§ **CHALLENGE**: Return the lines that follow, exactly as they appear, from the first through the one containing "from matplotlib.ticker import"; no pictures are to be included.
+ + +
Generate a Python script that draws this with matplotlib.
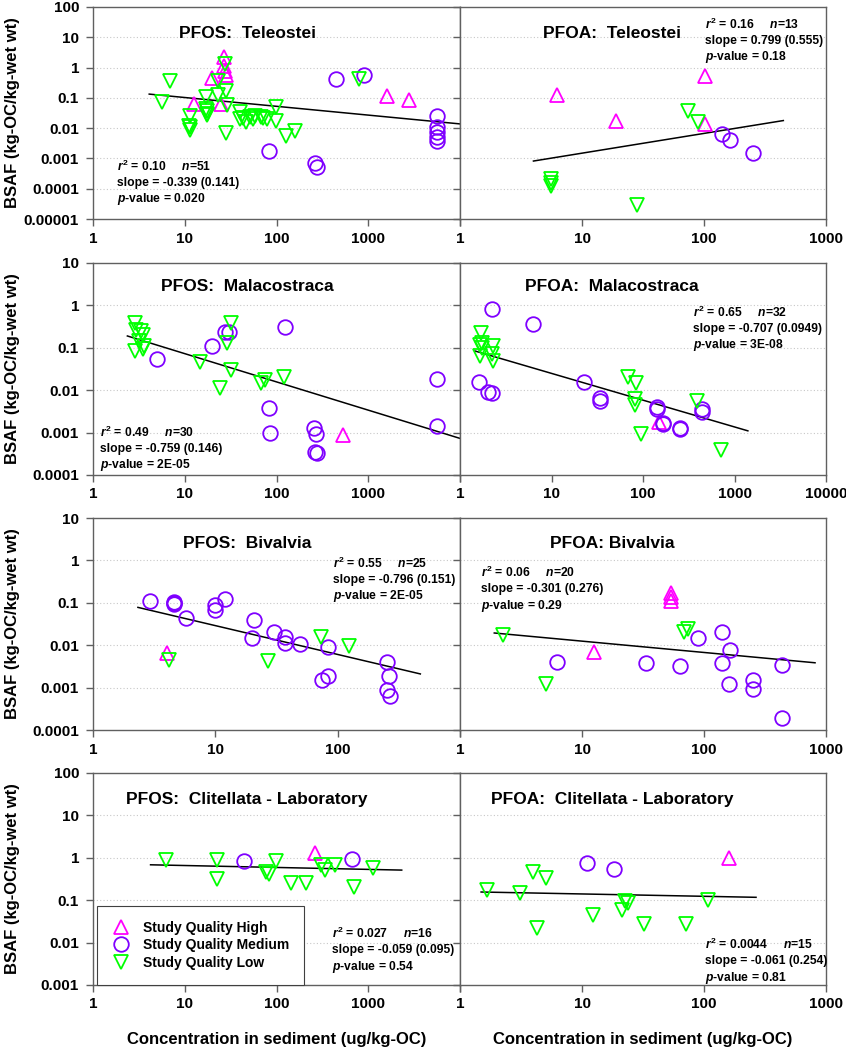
import numpy as np
import matplotlib.pyplot as plt
from matplotlib.ticker import FixedLocator, NullLocator, FuncFormatter

plt.rcParams['font.family'] = ['Liberation Sans', 'DejaVu Sans']
plt.rcParams['font.weight'] = 'bold'
plt.rcParams['mathtext.fontset'] = 'custom'
plt.rcParams['mathtext.rm'] = 'Liberation Sans:bold'
plt.rcParams['mathtext.it'] = 'Liberation Sans:bold:italic'
plt.rcParams['mathtext.bf'] = 'Liberation Sans:bold'

# ---- data (x = conc. in sediment, y = BSAF) ----
# PFOS Teleostei
pfos_tel_high_x = [12.6, 19.7, 25, 26.5, 27, 27.5, 28, 1610, 2800]
pfos_tel_high_y = [0.063, 0.47, 0.063, 2.2, 1.1, 0.75, 0.57, 0.117, 0.085]
pfos_tel_med_x = [83, 262, 275, 440, 900, 5660, 5660, 5660, 5660, 5660]
pfos_tel_med_y = [0.0018, 0.00071, 0.00053, 0.41, 0.57, 0.025, 0.0107, 0.0074, 0.0051, 0.0037]
pfos_tel_low_x = [5.7, 6.9, 11.5, 11.5, 11.5, 11.2, 17.2, 17.5, 17.5, 17.5, 17, 23, 23, 27.5, 28,
                  29, 28, 40, 40, 43, 47, 51, 55, 59, 67, 72, 78, 98, 98, 126, 158, 800]
pfos_tel_low_y = [0.071, 0.37, 0.026, 0.011, 0.0085, 0.012, 0.11, 0.038, 0.03, 0.028, 0.042, 0.12, 0.37,
                  1.3, 0.17, 0.06, 0.0068, 0.033, 0.02, 0.022, 0.016, 0.024, 0.02, 0.026, 0.024, 0.022,
                  0.02, 0.05, 0.017, 0.0053, 0.0083, 0.42]
pfos_tel_fit_x = [4.1, 10000]
pfos_tel_fit_y = [0.133, 0.0138]

# PFOA Teleostei
pfoa_tel_high_x = [6.2, 18.9, 102, 102]
pfoa_tel_high_y = [0.124, 0.017, 0.53, 0.014]
pfoa_tel_med_x = [140, 163, 254]
pfoa_tel_med_y = [0.0062, 0.0041, 0.0015]
pfoa_tel_low_x = [74, 89, 5.6, 5.6, 5.6, 28]
pfoa_tel_low_y = [0.038, 0.016, 0.00021, 0.00015, 0.00012, 2.9e-5]
pfoa_tel_fit_x = [4.0, 447]
pfoa_tel_fit_y = [0.00082, 0.0178]

# PFOS Malacostraca
pfos_mal_high_x = [533]
pfos_mal_high_y = [0.00089]
pfos_mal_med_x = [5.0, 19.9, 27.2, 30.4, 125, 83, 84, 255, 272, 262, 276, 5660, 5660]
pfos_mal_med_y = [0.054, 0.11, 0.23, 0.23, 0.31, 0.0039, 0.001, 0.0013, 0.00093, 0.00035, 0.00033, 0.018, 0.0014]
pfos_mal_low_x = [2.85, 2.96, 3.37, 3.5, 3.2, 2.85, 3.5, 3.6, 14.6, 24.5, 29, 32, 32, 67, 75, 120]
pfos_mal_low_y = [0.39, 0.27, 0.25, 0.2, 0.145, 0.085, 0.092, 0.11, 0.047, 0.011, 0.13, 0.39, 0.03,
                  0.015, 0.017, 0.02]
pfos_mal_fit_x = [2.37, 10000]
pfos_mal_fit_y = [0.19, 0.00073]

# PFOA Malacostraca
pfoa_mal_high_x = [148]
pfoa_mal_high_y = [0.0018]
pfoa_mal_med_x = [2.26, 6.25, 1.61, 2.04, 2.22, 22.4, 33.6, 33.6, 142, 142, 164, 164, 256, 256, 443, 443]
pfoa_mal_med_y = [0.84, 0.36, 0.016, 0.0092, 0.0084, 0.016, 0.0067, 0.0057, 0.0041, 0.0036, 0.0017,
                  0.0016, 0.0013, 0.0012, 0.0036, 0.003]
pfoa_mal_low_x = [1.7, 1.66, 1.73, 1.66, 2.28, 2.22, 2.32, 1.75, 68.5, 84.5, 82, 82, 94, 390, 720]
pfoa_mal_low_y = [0.22, 0.117, 0.097, 0.064, 0.11, 0.07, 0.05, 0.13, 0.02, 0.015, 0.0062, 0.0045,
                  0.00093, 0.0056, 0.00039]
pfoa_mal_fit_x = [1.46, 1400]
pfoa_mal_fit_y = [0.084, 0.0011]

# PFOS Bivalvia
pfos_biv_high_x = [4.0]
pfos_biv_high_y = [0.0066]
pfos_biv_med_x = [2.9, 4.56, 4.56, 4.6, 5.8, 9.9, 9.9, 11.9, 20.6, 19.9, 30, 36.9, 36.9, 48.9, 83, 75,
                  83, 253, 265, 253, 270]
pfos_biv_med_y = [0.111, 0.106, 0.093, 0.1, 0.045, 0.088, 0.068, 0.122, 0.04, 0.0146, 0.02, 0.0154,
                  0.0114, 0.0104, 0.0091, 0.0015, 0.0019, 0.004, 0.0019, 0.0009, 0.00065]
pfos_biv_low_x = [4.2, 27, 73.5, 123]
pfos_biv_low_y = [0.0044, 0.0042, 0.0154, 0.0098]
pfos_biv_fit_x = [2.33, 474]
pfos_biv_fit_y = [0.078, 0.0021]

# PFOA Bivalvia
pfoa_biv_high_x = [12.5, 54, 54, 54]
pfoa_biv_high_y = [0.0069, 0.17, 0.135, 0.11]
pfoa_biv_med_x = [6.2, 33.5, 63.6, 90, 140, 140, 163, 161, 254, 254, 433, 433]
pfoa_biv_med_y = [0.0041, 0.0038, 0.0032, 0.0146, 0.02, 0.0039, 0.0077, 0.0012, 0.0015, 0.00095,
                  0.0035, 0.000195]
pfoa_biv_low_x = [2.27, 5.07, 68, 74.5]
pfoa_biv_low_y = [0.017, 0.0012, 0.02, 0.024]
pfoa_biv_fit_x = [1.91, 813]
pfoa_biv_fit_y = [0.0194, 0.00385]

# PFOS Clitellata - Laboratory
pfos_cli_high_x = [261]
pfos_cli_high_y = [1.31]
pfos_cli_med_x = [44.7, 668]
pfos_cli_med_y = [0.85, 0.96]
pfos_cli_low_x = [6.2, 22.2, 22.2, 77, 82.4, 99, 145, 208, 308, 336, 432, 1135, 697]
pfos_cli_low_y = [0.88, 0.88, 0.31, 0.47, 0.41, 0.85, 0.25, 0.26, 0.67, 0.51, 0.67, 0.56, 0.21]
pfos_cli_fit_x = [4.24, 2316]
pfos_cli_fit_y = [0.684, 0.513]

# PFOA Clitellata - Laboratory
pfoa_cli_high_x = [160]
pfoa_cli_high_y = [1.0]
pfoa_cli_med_x = [10.9, 18.3]
pfoa_cli_med_y = [0.74, 0.53]
pfoa_cli_low_x = [1.65, 3.1, 4.0, 5.1, 4.25, 12.4, 21.1, 22.5, 24, 32.2, 71, 108]
pfoa_cli_low_y = [0.17, 0.15, 0.47, 0.33, 0.022, 0.045, 0.059, 0.094, 0.084, 0.028, 0.027, 0.1]
pfoa_cli_fit_x = [1.49, 267]
pfoa_cli_fit_y = [0.156, 0.117]

titles = ['PFOS:  Teleostei', 'PFOA:  Teleostei',
          'PFOS:  Malacostraca', 'PFOA:  Malacostraca',
          'PFOS:  Bivalvia', 'PFOA: Bivalvia',
          'PFOS:  Clitellata - Laboratory', 'PFOA:  Clitellata - Laboratory']
r2_vals = ['0.10', '0.16', '0.49', '0.65', '0.55', '0.06', '0.027', '0.0044']
n_vals = ['51', '13', '30', '32', '25', '20', '16', '15']
slope_vals = ['-0.339 (0.141)', '0.799 (0.555)', '-0.759 (0.146)', '-0.707 (0.0949)',
              '-0.796 (0.151)', '-0.301 (0.276)', '-0.059 (0.095)', '-0.061 (0.254)']
p_vals = ['0.020', '0.18', '2E-05', '3E-08', '2E-05', '0.29', '0.54', '0.81']
x_max = [1e4, 1e3, 1e4, 1e4, 1e3, 1e3, 1e4, 1e3]
row_ylim = [(1e-5, 100), (1e-4, 10), (1e-4, 10), (1e-3, 100)]
quality_labels = ['Study Quality High', 'Study Quality Medium', 'Study Quality Low']

panel_data = [
    (pfos_tel_high_x, pfos_tel_high_y, pfos_tel_med_x, pfos_tel_med_y, pfos_tel_low_x, pfos_tel_low_y, pfos_tel_fit_x, pfos_tel_fit_y),
    (pfoa_tel_high_x, pfoa_tel_high_y, pfoa_tel_med_x, pfoa_tel_med_y, pfoa_tel_low_x, pfoa_tel_low_y, pfoa_tel_fit_x, pfoa_tel_fit_y),
    (pfos_mal_high_x, pfos_mal_high_y, pfos_mal_med_x, pfos_mal_med_y, pfos_mal_low_x, pfos_mal_low_y, pfos_mal_fit_x, pfos_mal_fit_y),
    (pfoa_mal_high_x, pfoa_mal_high_y, pfoa_mal_med_x, pfoa_mal_med_y, pfoa_mal_low_x, pfoa_mal_low_y, pfoa_mal_fit_x, pfoa_mal_fit_y),
    (pfos_biv_high_x, pfos_biv_high_y, pfos_biv_med_x, pfos_biv_med_y, pfos_biv_low_x, pfos_biv_low_y, pfos_biv_fit_x, pfos_biv_fit_y),
    (pfoa_biv_high_x, pfoa_biv_high_y, pfoa_biv_med_x, pfoa_biv_med_y, pfoa_biv_low_x, pfoa_biv_low_y, pfoa_biv_fit_x, pfoa_biv_fit_y),
    (pfos_cli_high_x, pfos_cli_high_y, pfos_cli_med_x, pfos_cli_med_y, pfos_cli_low_x, pfos_cli_low_y, pfos_cli_fit_x, pfos_cli_fit_y),
    (pfoa_cli_high_x, pfoa_cli_high_y, pfoa_cli_med_x, pfoa_cli_med_y, pfoa_cli_low_x, pfoa_cli_low_y, pfoa_cli_fit_x, pfoa_cli_fit_y),
]

# ---- layout (pixel positions measured on the 846x1050 original) ----
W, H = 846, 1050
col_left = [93, 460]
col_width = [367, 366]
row_bottom = [219, 475, 730, 985]
panel_h = 212
# where the stats block starts (axes fraction, top line centre)
stats_pos = [(0.065, 0.25), (0.669, 0.92), (0.019, 0.203), (0.637, 0.769),
             (0.654, 0.788), (0.057, 0.745), (0.651, 0.245), (0.669, 0.193)]
title_pos = [(0.42, 0.877), (0.415, 0.877), (0.42, 0.887), (0.415, 0.887),
             (0.42, 0.882), (0.415, 0.882), (0.42, 0.877), (0.415, 0.877)]

colors = ['#ff00ff', '#7f00ff', '#00ff00']
markers = ['^', 'o', 'v']
msizes = [10, 10.5, 10]
spine_col = '#606060'


def fmt(v, pos):
    return np.format_float_positional(v, trim='-')


fig = plt.figure(figsize=(W / 100, H / 100), dpi=100)

for i, data in enumerate(panel_data):
    row, col = divmod(i, 2)
    ax = fig.add_axes([col_left[col] / W, 1 - row_bottom[row] / H,
                       col_width[col] / W, panel_h / H])
    ax.set_xscale('log')
    ax.set_yscale('log')
    ax.set_xlim(1, x_max[i])
    ax.set_ylim(*row_ylim[row])

    for q in range(3):
        lab = quality_labels[q] if i == 6 else None
        ax.plot(data[2 * q], data[2 * q + 1], linestyle='none', marker=markers[q],
                ms=msizes[q], mfc='none', mec=colors[q], mew=1.3, label=lab,
                clip_on=False, zorder=3)
    ax.plot(data[6], data[7], color='black', lw=1.1, zorder=2)

    xt = [10.0 ** k for k in range(0, int(round(np.log10(x_max[i]))) + 1)]
    lo, hi = row_ylim[row]
    yt = [10.0 ** k for k in range(int(round(np.log10(lo))), int(round(np.log10(hi))) + 1)]
    ax.xaxis.set_major_locator(FixedLocator(xt))
    ax.yaxis.set_major_locator(FixedLocator(yt))
    ax.xaxis.set_minor_locator(NullLocator())
    ax.yaxis.set_minor_locator(NullLocator())
    if col == 0:
        ax.xaxis.set_major_formatter(FuncFormatter(
            lambda v, p, m=x_max[i]: '' if v >= m * 0.999 else fmt(v, p)))
    else:
        ax.xaxis.set_major_formatter(FuncFormatter(fmt))
    ax.yaxis.set_major_formatter(FuncFormatter(fmt))
    ax.tick_params(which='both', direction='out', length=5, width=1, color=spine_col,
                   labelsize=11, pad=4)
    ax.tick_params(axis='y', pad=5, labelleft=(col == 0))
    for s in ax.spines.values():
        s.set_color(spine_col)
        s.set_linewidth(1)

    for g in yt[1:-1]:
        ax.axhline(g, color='#c8c8c8', lw=0.8, ls=(0, (1, 2)), zorder=1)

    ax.text(*title_pos[i], titles[i], transform=ax.transAxes, ha='center', va='center',
            fontsize=12.5, fontweight='bold')

    sx, sy = stats_pos[i]
    lines = [r'$r^2$ = ' + r2_vals[i] + r'     $n$=' + n_vals[i],
             'slope = ' + slope_vals[i],
             r'$p$-value = ' + p_vals[i]]
    for k, t in enumerate(lines):
        ax.text(sx, sy - k * 0.079, t, transform=ax.transAxes, ha='left', va='center',
                fontsize=8.7, fontweight='bold')

    if col == 0:
        ax.set_ylabel('BSAF (kg-OC/kg-wet wt)', fontsize=12, fontweight='bold')
        ax.yaxis.set_label_coords(-0.2, 0.5)
    if row == 3:
        ax.set_xlabel('Concentration in sediment (ug/kg-OC)', fontsize=12, fontweight='bold')
        ax.xaxis.set_label_coords(0.5, -0.222)

    if i == 6:
        leg = ax.legend(loc='lower left', bbox_to_anchor=(0.011, 0.0), borderaxespad=0,
                        fancybox=False, edgecolor='#404040', framealpha=1,
                        handlelength=1.2, handletextpad=1.0, borderpad=1.1,
                        labelspacing=0.25, prop={'weight': 'bold', 'size': 10})
        leg.get_frame().set_linewidth(0.8)

fig.savefig('out.png', dpi=100)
+ + +
§ **TASK ANSWER**:
Generate a Python script that draws this with matplotlib.
import numpy as np
import matplotlib.pyplot as plt
from matplotlib.ticker import FixedLocator, NullLocator, FuncFormatter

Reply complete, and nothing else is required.